For your little sister, who drinks Olde English and rides her bike everywhere:

Sometimes the party sucks and everyone you rode your bike with wants to move on to the next place, but dammit, you’ve just opened the drink you budgeted for the night and you don’t want to just toss it. We’re not supporting drunk biking in the city, which is just begging for a broken face, but sometimes you simply need a cupholder in the interest of frugality. has just the thing: handmade beer cozies in bottle and 40 oz. sizes that strap onto your frame and allow you to transport your beverage without biking one-handed.

Beer cozy, $5-$12, bike strap, $2., 625 S. 23rd St.

For your mom, with whom you ceremonially exchange ornaments every year:

OK, so you don’t know what to get your mom, and she hasn’t really known what to get you since Ninja Turtles were in vogue either. After a certain amount of time being an adult, you both settle into a pattern of buying each other ornaments. But she’s your mom, and even though you’ve fallen into a gift-giving rut, she deserves the nicest darn Christmas ornament you can find. The color combinations in the handmade glass owls at Art Star are not to be beat, and it sure beats hitting Hallmark again.

Glass Happy Owl ornament , $36. Art Star, 623 N. Second St. 215.238.1557.

For your drinking buddy, who’s gonna get you back next time, seriously:

You know what they say about teaching a man to fish. Send your friend a hint that neither of you are made of beer money with everything he needs to brew up a gallon of hard cider. There’s an extremely simple walkthrough of the count-’em-on-one-hand steps to turn apple juice into booze on the Paupered Chef website, but chat with the person behind the counter at your local homebrew store just to be safe.

#6 stopper , $1.95; plastic airlock ; $1.75, packet Lalvin D-47 yeast , $.95. Home Sweet Homebrew , 2008 Sansom St. 215.569.9469.

1-gallon glass jug Whole Foods apple juice, $6.99. Whole Foods, 2001 Pennsylvania Ave. 215.557.0015.

For your favorite nicotine or iPhone addict, who always complains that her fingers are freezing:

Smokers, touchscreen users and anyone who can’t access his or her drug of choice while wearing gloves knows how annoying the cycle of “left hand in pocket/ow ow ow ow cold/right hand in pocket/ow ow ow cold” can get in winter.
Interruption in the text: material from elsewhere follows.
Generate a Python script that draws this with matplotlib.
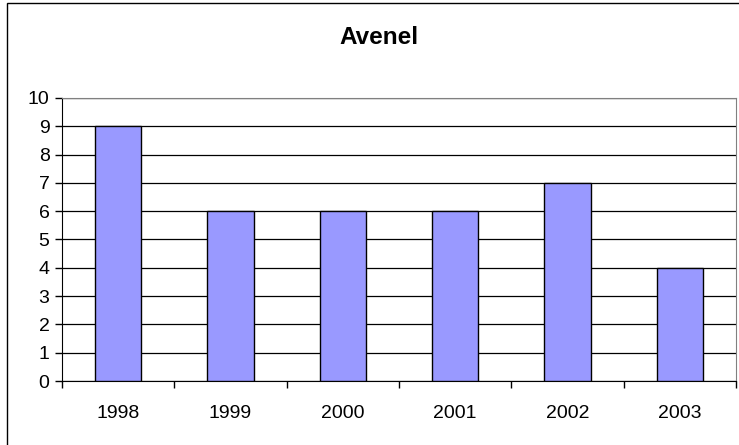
import matplotlib.pyplot as plt
from matplotlib.patches import Rectangle

plt.rcParams["font.family"] = ["Liberation Sans", "DejaVu Sans"]

years = ["1998", "1999", "2000", "2001", "2002", "2003"]
counts = [9, 6, 6, 6, 7, 4]

fig = plt.figure(figsize=(7.39, 4.45), dpi=100)

# chart-area border (right and bottom edges fall outside the image)
fig.patches.append(Rectangle((7 / 739, -0.05), 1.0, 1 - 3 / 445 + 0.05,
                             transform=fig.transFigure, fill=False,
                             edgecolor="black", linewidth=1.0))

ax = fig.add_axes([62 / 739, 1 - 381 / 445, 674 / 739, 283 / 445])

x = range(len(years))
ax.bar(x, counts, width=0.41, color="#9999FF", edgecolor="black",
       linewidth=1.0, zorder=3)

ax.set_xlim(-0.5, len(years) - 0.5)
ax.set_ylim(0, 10)
ax.set_yticks(range(0, 11))
ax.yaxis.grid(True, color="black", linewidth=0.9, zorder=0)

# ticks between categories, labels centred under the bars
ax.set_xticks([i + 0.5 for i in range(-1, len(years))])
ax.set_xticklabels([])
ax.set_xticks(list(x), minor=True)
ax.set_xticklabels(years, minor=True)
ax.tick_params(axis="x", which="minor", length=0, pad=17, labelsize=14)
ax.tick_params(axis="x", which="major", length=5, direction="out", width=1)
ax.tick_params(axis="y", length=5, direction="out", width=1, labelsize=14, pad=4)

for side in ("top", "right"):
    ax.spines[side].set_color("#808080")
ax.spines["left"].set_color("black")
ax.spines["bottom"].set_color("black")

fig.text(379 / 739, 1 - 38 / 445, "Avenel", ha="center", va="center",
         fontsize=17.5, fontweight="bold")

fig.savefig("out.png", dpi=100)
These gloves by Carolina Amato have little slits sewn in around the top knuckle of your thumb and index finger, allowing the necessary bits to come out when needed while leaving the rest of the hand warm.

Holed It gloves, $29.95-$74.95. Scarlett Alley, 241 Race St. 215.592.7898.

For your friends whose walls look the same as they did six months ago:

One of the easiest decorating tricks out there, chalkboard paint, goes on in 15 minutes and dries into an excellent, non-digital way to keep track of your grocery list, calendar, to-dos, messages for housemates, drawings of genitalia left over from parties … the sky’s the limit. You can find big cans of black at specialty paint stores, which are enough to cover a serious amount of square footage, or you can get one of the mini-cans at PHAG, available in a half-dozen or so colors, to turn a piece of your home something other than the dingy shade of Bachelor off-white.